§ **PROMPT**
Show every line of the records below that contains the word "matplotlib".
:: ENTRIES SUPPLIED
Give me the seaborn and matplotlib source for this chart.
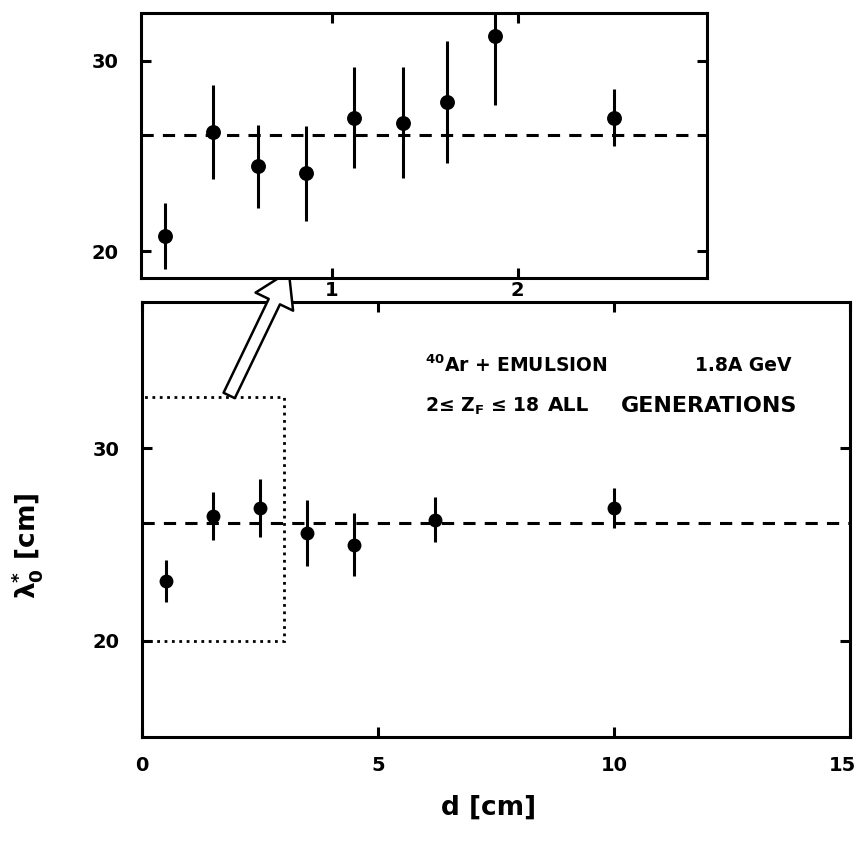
import matplotlib
matplotlib.use("Agg")
import matplotlib.pyplot as plt
import matplotlib.transforms as mtransforms
import seaborn as sns
import pandas as pd
from matplotlib.patches import Rectangle

# main panel: d [cm] vs mean free path
main_d = [0.5, 1.5, 2.5, 3.5, 4.5, 6.2, 10.0]
main_lam = [23.1, 26.5, 26.9, 25.6, 25.0, 26.3, 26.9]
main_err = [1.1, 1.25, 1.5, 1.7, 1.65, 1.15, 1.05]

# inset: first 3 cm in finer bins
inset_d = [0.1, 0.36, 0.6, 0.86, 1.12, 1.38, 1.62, 1.88, 2.52]
inset_lam = [20.8, 26.25, 24.45, 24.1, 27.0, 26.75, 27.85, 31.3, 27.0]
inset_err = [1.75, 2.45, 2.2, 2.5, 2.65, 2.9, 3.2, 3.6, 1.5]

mean_lam = 26.1

main_df = pd.DataFrame({"d": main_d, "lam": main_lam, "err": main_err})
inset_df = pd.DataFrame({"d": inset_d, "lam": inset_lam, "err": inset_err})

sns.set_style("ticks")
plt.rcParams["font.family"] = ["DejaVu Sans"]
plt.rcParams["font.weight"] = "bold"
plt.rcParams["mathtext.fontset"] = "dejavusans"
plt.rcParams["text.color"] = "black"
plt.rcParams["axes.labelcolor"] = "black"

fig = plt.figure(figsize=(8.58, 8.57), dpi=100)
ax = fig.add_axes([0.1655, 0.140, 0.8252, 0.5076])
axi = fig.add_axes([0.1643, 0.6756, 0.6597, 0.3092])

lw = 2.2


def style_axes(a, xticks, yticks, xpad, ypad):
    for s in a.spines.values():
        s.set_linewidth(lw)
        s.set_color("black")
    a.set_xticks(xticks)
    a.set_yticks(yticks)
    a.tick_params(direction="in", length=7, width=lw, top=True, right=True,
                  labelsize=14, colors="black")
    a.tick_params(axis="x", pad=xpad)
    a.tick_params(axis="y", pad=ypad)
    for lab in a.get_xticklabels() + a.get_yticklabels():
        lab.set_fontweight("bold")


# main panel
ax.errorbar(main_df["d"], main_df["lam"], yerr=main_df["err"], fmt="none",
            ecolor="black", elinewidth=lw, capsize=0)
sns.scatterplot(data=main_df, x="d", y="lam", ax=ax, color="black", s=100,
                edgecolor="black", linewidth=0, zorder=3)
ax.axhline(mean_lam, color="black", lw=lw, dashes=(4, 3))
ax.set_xlim(0, 15)
ax.set_ylim(15, 37.6)
style_axes(ax, [0, 5, 10, 15], [20, 30], 14, 16)
# keep the "15" inside the figure
last = ax.get_xticklabels()[-1]
last.set_transform(last.get_transform() +
                   mtransforms.ScaledTranslation(-8 / 100, 0, fig.dpi_scale_trans))

ax.set_xlabel("d [cm]", fontsize=19, fontweight="bold")
ax.xaxis.set_label_coords(0.49, -0.133)
ax.set_ylabel(r"$\mathbf{\lambda^{*}_{0}}$ [cm]", fontsize=19, fontweight="bold")
ax.yaxis.set_label_coords(-0.137, 0.44)

ax.add_patch(Rectangle((0, 20), 3.0, 12.65, fill=False, ls=":", lw=2,
                       ec="black", zorder=2))

ax.text(6.0, 34.3, r"$^{\mathbf{40}}$Ar + EMULSION", fontsize=13.5,
        fontweight="bold", va="center", ha="left")
ax.text(13.75, 34.3, "1.8A GeV", fontsize=13.5, fontweight="bold",
        va="center", ha="right")
ax.text(6.0, 32.2, "2≤ Z$_\\mathbf{F}$ ≤ 18", fontsize=13.5,
        fontweight="bold", va="center", ha="left")
ax.text(8.6, 32.2, "ALL", fontsize=14.5, fontweight="bold",
        va="center", ha="left")
ax.text(13.88, 32.2, "GENERATIONS", fontsize=16, fontweight="bold",
        va="center", ha="right")

# inset
axi.errorbar(inset_df["d"], inset_df["lam"], yerr=inset_df["err"], fmt="none",
             ecolor="black", elinewidth=lw, capsize=0)
sns.scatterplot(data=inset_df, x="d", y="lam", ax=axi, color="black", s=115,
                edgecolor="black", linewidth=0, zorder=3)
axi.axhline(mean_lam, color="black", lw=lw, dashes=(4, 3))
axi.set_xlim(-0.03, 3.02)
axi.set_ylim(18.6, 32.5)
style_axes(axi, [1, 2], [20, 30], 2, 16)
axi.set_xlabel("")
axi.set_ylabel("")

# hollow arrow from dotted box to inset
ax.annotate("", xy=(0.338, 0.686), xycoords="figure fraction",
            xytext=(0.2657, 0.5356), textcoords="figure fraction",
            arrowprops=dict(arrowstyle="simple,head_length=2.4,head_width=3.0,tail_width=0.9",
                            mutation_scale=10, fc="white", ec="black", lw=1.8),
            annotation_clip=False, zorder=5)

fig.savefig("out.png", dpi=100)
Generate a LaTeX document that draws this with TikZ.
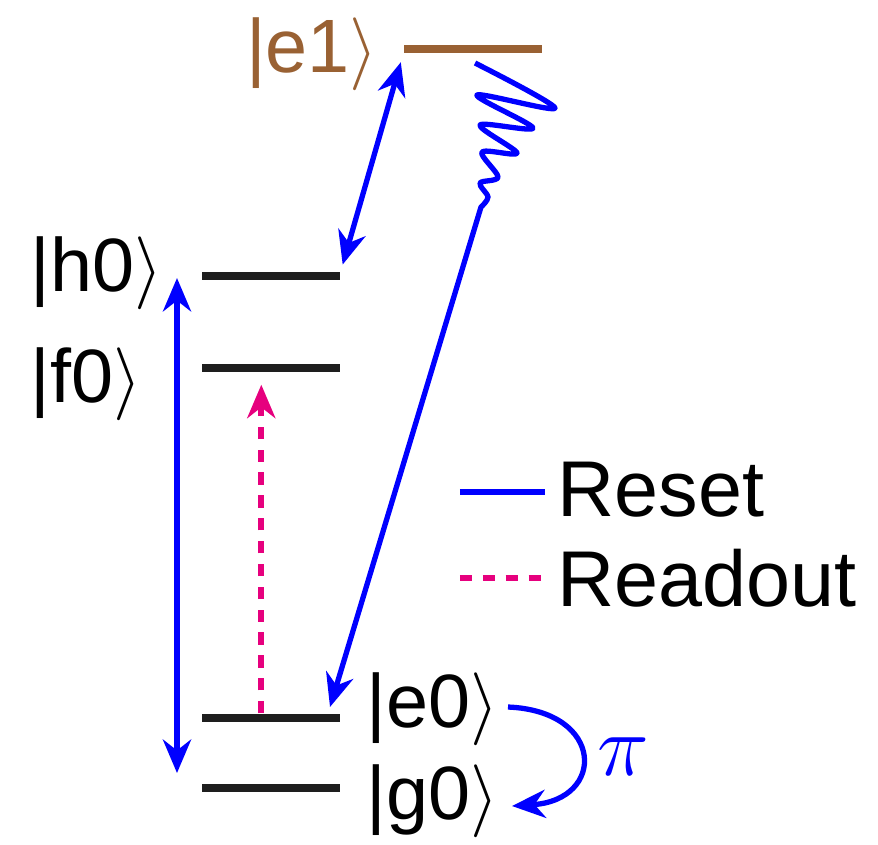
\documentclass[tikz,border=0pt]{standalone}
\usepackage{fontspec}
\setmainfont{Liberation Sans}
\usepackage{tikz}
\usetikzlibrary{calc}
\usetikzlibrary{positioning}
\usetikzlibrary{arrows.meta}

\definecolor{lvlbrown}{RGB}{153,97,51}
\definecolor{readmag}{RGB}{230,0,126}
\definecolor{lvlblack}{RGB}{30,30,30}

\tikzset{
	lvl/.style={rectangle, fill=lvlblack, inner sep=0pt, minimum width=1.38cm, minimum height=0.08cm},
	ket/.style={inner sep=0pt, font=\fontsize{21.5}{26}\selectfont},
	legendtext/.style={inner sep=0pt, anchor=west, font=\fontsize{22.5}{26}\selectfont},
	resetarrow/.style={blue, line width=1.5pt},
	readoutarrow/.style={readmag, line width=1.6pt, dash pattern=on 3.5pt off 3pt},
	tip/.style={-{Stealth[length=9.5pt, width=8pt]}},
	twotip/.style={{Stealth[length=9.5pt, width=8pt]}-{Stealth[length=9.5pt, width=8pt]}}
}

\begin{document}
\begin{tikzpicture}[x=0.01cm, y=-0.01cm]
			\useasboundingbox (0,0) rectangle (878,844);
			
			% Levels
			\node[lvl, fill=lvlbrown] (e1) at (473,49) {};
			\node[lvl] (h0) at (271,276) {};
			\node[lvl] (f0) at (271,368) {};
			\node[lvl] (e0) at (271,718) {};
			\node[lvl] (g0) at (271,788) {};
			
			% Kets
			\node[ket, text=lvlbrown, anchor=east] (e1ket) at (379,54) {\textbar e1$\rangle$};
			\node[ket, anchor=west] (h0ket) at (30,273) {\textbar h0$\rangle$};
			\node[ket, anchor=west] (f0ket) at (30,384) {\textbar f0$\rangle$};
			\node[ket, anchor=west] (e0ket) at (366,709) {\textbar e0$\rangle$};
			\node[ket, anchor=west] (g0ket) at (366,801) {\textbar g0$\rangle$};
			\node[ket, text=blue, font=\fontsize{24}{28}\selectfont] (pi) at (623,757) {$\pi$};
			
			\coordinate (hup) at (177,278);
			\coordinate (gdown) at (177,773);
			\coordinate (wavestart) at (475,63);
			\coordinate (e0tip) at (330,707);
			\coordinate (pistart) at (508,707);
			\coordinate (piend) at (512,806);
			
			% Draw arrows
			\draw[resetarrow, twotip, shorten <=2pt, shorten >=2.5pt] (h0.north east) -- (e1.south west);
			\draw[resetarrow, twotip] (hup) -- (gdown);
			\draw[readoutarrow, tip, shorten >=0.12cm] ([xshift=0.6cm]e0.north west) -- ([xshift=0.6cm]f0.south west);
			\draw[resetarrow, tip, line join=round] (wavestart)
				plot[smooth, tension=0.55] coordinates {(475,63) (555,108) (477,95) (533,128) (480,125) (517,153) (482,152) (498,177) (480,183) (488,197) (481,207)}
				-- (e0tip);
			\draw[resetarrow, tip] (pistart) .. controls (605,711) and (606,800) .. (piend);
			
			% Legend
			\node[legendtext] (resettxt) at (557,490) {Reset};
			\node[legendtext] (readouttxt) at (557,578) {Readout};
			\draw[resetarrow] ([xshift=-0.97cm, yshift=-0.02cm]resettxt.west) -- ([xshift=-0.12cm, yshift=-0.02cm]resettxt.west);
			\draw[readoutarrow] ([xshift=-0.97cm]readouttxt.west) -- ([xshift=-0.12cm]readouttxt.west);
		\end{tikzpicture}
\end{document}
::::
§ **SOLVED EXERCISE**
Give me the seaborn and matplotlib source for this chart.
import matplotlib
matplotlib.use("Agg")
import matplotlib.pyplot as plt
import matplotlib.transforms as mtransforms
from matplotlib.patches import Rectangle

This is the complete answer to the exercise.